Earth stared at his carving for a long moment, then shook his head, tossing the blocky thing into a corner where it clattered against the stall post and settled.
“I don’t know,” he said.
Synu draped her arm across his back as she sat down beside him on the crate he was using for a chair. “If the Mistress has said it, then whatever it is, I for my part believe it. Such woes are rightly enough to doom even the handsomest man in the realm to gloomy posture. But they are not enough to keep him from what certainly appears to be his very last Dance of the Cor Blossoms before the end of the world, and let me tell you why, dearest brother.
“Even should the day after tomorrow the sun itself fall into the sea, should Dark Mystics or the Madgyi of old secretly conquer us and rise as dread overlords, should abberations from the sunken world crawl up through every crack in the land to scorge us with weapons made of molten ash, you shall go to this festival and dance with the fairest maiden in all the Ambra Coast, perhaps in the entire world I shouldn’t guess!”
“And how should you know that?” he laughed.
“Because you shall dance with me!” she rose to her feet, thrusting her finger in the air and waving her hand about as if standing at the heart of an army that hung on her every word. “Nay!
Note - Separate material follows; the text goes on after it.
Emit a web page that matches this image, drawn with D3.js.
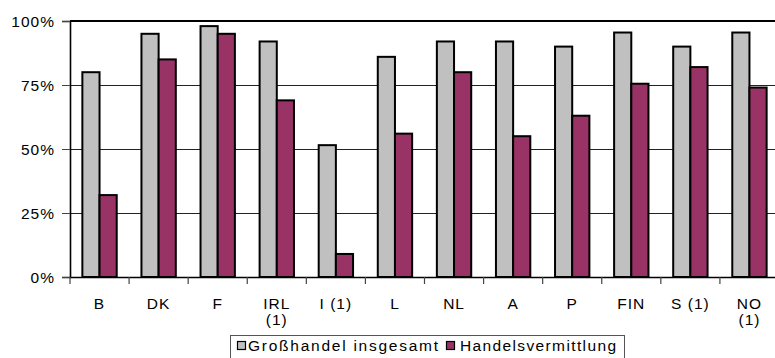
<!DOCTYPE html>
<html>
<head>
<meta charset="utf-8">
<script src="https://cdn.jsdelivr.net/npm/d3@7"></script>
<style>
  html, body { margin: 0; padding: 0; background: #fff; }
  svg { display: block; }
  text { font-family: "Liberation Sans", Arial, sans-serif; fill: #000; }
</style>
</head>
<body>
<svg id="chart" width="775" height="358"></svg>
<script>
// Categories (country codes; "\n" splits a label onto two lines)
const categories = ["B", "DK", "F", "IRL\n(1)", "I (1)", "L", "NL", "A", "P", "FIN", "S (1)", "NO\n(1)"];
// Series names
const seriesNames = ["Großhandel insgesamt", "Handelsvermittlung"];
// Shares in percent
const grosshandel = [80, 95, 98, 92, 51.5, 86, 92, 92, 90, 95.5, 90, 95.5];
const vermittlung = [32, 85, 95, 69, 9, 56, 80, 55, 63, 75.5, 82, 74];
// Y axis ticks
const yTicks = [0, 25, 50, 75, 100];
const yTickLabels = ["0%", "25%", "50%", "75%", "100%"];

const seriesColors = ["#C0C0C0", "#993366"];
const seriesValues = [grosshandel, vermittlung];

const svg = d3.select("#chart");
const plotLeft = 70, plotRight = 779, plotTop = 21, plotBottom = 277;

const x0 = d3.scaleBand().domain(categories).range([plotLeft, plotRight]).padding(0);
const x1 = d3.scaleBand().domain(seriesNames).range([0, x0.bandwidth()])
  .paddingInner(0).paddingOuter(0.72);
const y = d3.scaleLinear().domain([0, 100]).range([plotBottom, plotTop]);

// Horizontal gridlines
svg.append("g").attr("shape-rendering", "crispEdges").selectAll("line")
  .data(yTicks.filter(t => t > 0))
  .join("line")
  .attr("x1", plotLeft).attr("x2", plotRight)
  .attr("y1", d => y(d)).attr("y2", d => y(d))
  .attr("stroke", d => d === 100 ? "#000" : "#222")
  .attr("stroke-width", d => d === 100 ? 2 : 1);

// Bars
const rows = categories.map((c, i) => ({ c, vals: seriesValues.map((s, k) => ({ k, name: seriesNames[k], v: s[i] })) }));
const groups = svg.append("g").selectAll("g")
  .data(rows).join("g")
  .attr("transform", d => `translate(${x0(d.c)},0)`);
groups.selectAll("rect")
  .data(d => d.vals).join("rect")
  .attr("x", d => x1(d.name))
  .attr("width", x1.bandwidth())
  .attr("y", d => y(d.v))
  .attr("height", d => y(0) - y(d.v))
  .attr("fill", d => seriesColors[d.k])
  .attr("stroke", "#000")
  .attr("stroke-width", 2);

// Y axis
const yAxis = d3.axisLeft(y).tickValues(yTicks)
  .tickFormat((d, i) => yTickLabels[i]).tickSize(8).tickPadding(7);
const gy = svg.append("g").attr("transform", `translate(${plotLeft},0)`).call(yAxis);
gy.select(".domain").attr("stroke", "#000").attr("stroke-width", 1.6);
gy.selectAll(".tick line").attr("stroke", "#444").attr("stroke-width", 1)
  .attr("shape-rendering", "crispEdges");
gy.selectAll(".tick text")
  .attr("font-size", 15.5).attr("letter-spacing", "1px")
  .attr("dy", "0.36em").attr("fill", "#000");

// X axis
const xAxis = d3.axisBottom(x0).tickSize(0).tickFormat("");
const gx = svg.append("g").attr("transform", `translate(0,${plotBottom})`).call(xAxis);
gx.select(".domain").attr("stroke", "#000").attr("stroke-width", 1.6);
// Tick marks between categories
gx.append("g").selectAll("line")
  .data(categories)
  .join("line")
  .attr("x1", d => x0(d)).attr("x2", d => x0(d))
  .attr("y1", 0).attr("y2", 7)
  .attr("stroke", "#444").attr("stroke-width", 1.2);
// Category labels, one text element per line
const labelLines = categories.flatMap(c => c.split("\n").map((t, i) => ({ c, t, i })));
gx.append("g").selectAll("text")
  .data(labelLines).join("text")
  .attr("x", d => x0(d.c) + x0.bandwidth() / 2)
  .attr("y", d => 31.5 + d.i * 16.5)
  .attr("text-anchor", "middle")
  .attr("font-size", 15.5)
  .attr("letter-spacing", "1px")
  .attr("fill", "#000")
  .text(d => d.t);

// Legend
const legend = svg.append("g");
legend.append("rect")
  .attr("x", 230.5).attr("y", 335.5)
  .attr("width", 394).attr("height", 30)
  .attr("fill", "#fff").attr("stroke", "#555").attr("stroke-width", 1);
const legendItems = [
  { sx: 237, tx: 248, len: 190 },
  { sx: 446, tx: 460, len: 156 }
];
legendItems.forEach((it, k) => {
  legend.append("rect")
    .attr("x", it.sx + 0.5).attr("y", 341.5)
    .attr("width", 8).attr("height", 8)
    .attr("fill", seriesColors[k]).attr("stroke", "#000").attr("stroke-width", 1.2);
  legend.append("text")
    .attr("x", it.tx).attr("y", 351)
    .attr("font-size", 15.5)
    .attr("textLength", it.len).attr("lengthAdjust", "spacing")
    .text(seriesNames[k]);
});
</script>
</body>
</html>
Fair brother, I say that even should abominable Reanai himself, vilest foe of mankind, banesayer of the Forgotten himself, announce his presence by mail to be our dinner guest tomorrow, you shall enjoy this dance.”
Earth’s smile brimmed from ear to ear at the sight of his sister’s good spirit. She know it too, for she nodded like a fine politician, puffed out her chest with encouraging mirth and went on.
“Forsooth, chosen man! Oh, melancholy one! Desperate, darkest, dreariest Earth!” A giggle glimmered through the mask of sovereignty she dawned as she lifted her nose to the sky. “I have never encountered such boreish ignorance that I cannot elevate it by the spell of a smile.”
“Have you not?” he asked. “Well, we shall see if I cannot prove your match in vigor.”
She paused, regal patience displayed with the fine wrinkles in her forehead.
“A wager then?” she asked.
He nodded once.
“So be it!” she shouted.
Now it was Earth’s turn to rise and prance, gesticulating about the booth. “Damsel daughter and virgin craftswoman of the most legendary lilac oils, wilt thou condescend to dance with an ig’nant and des’prate melancholy bore, though he be unable to mend his ways and must needs scowl the whole night long?”
“Oh, Earth,” she nodded with all the seriousness of a four-year-old. “Most verily.”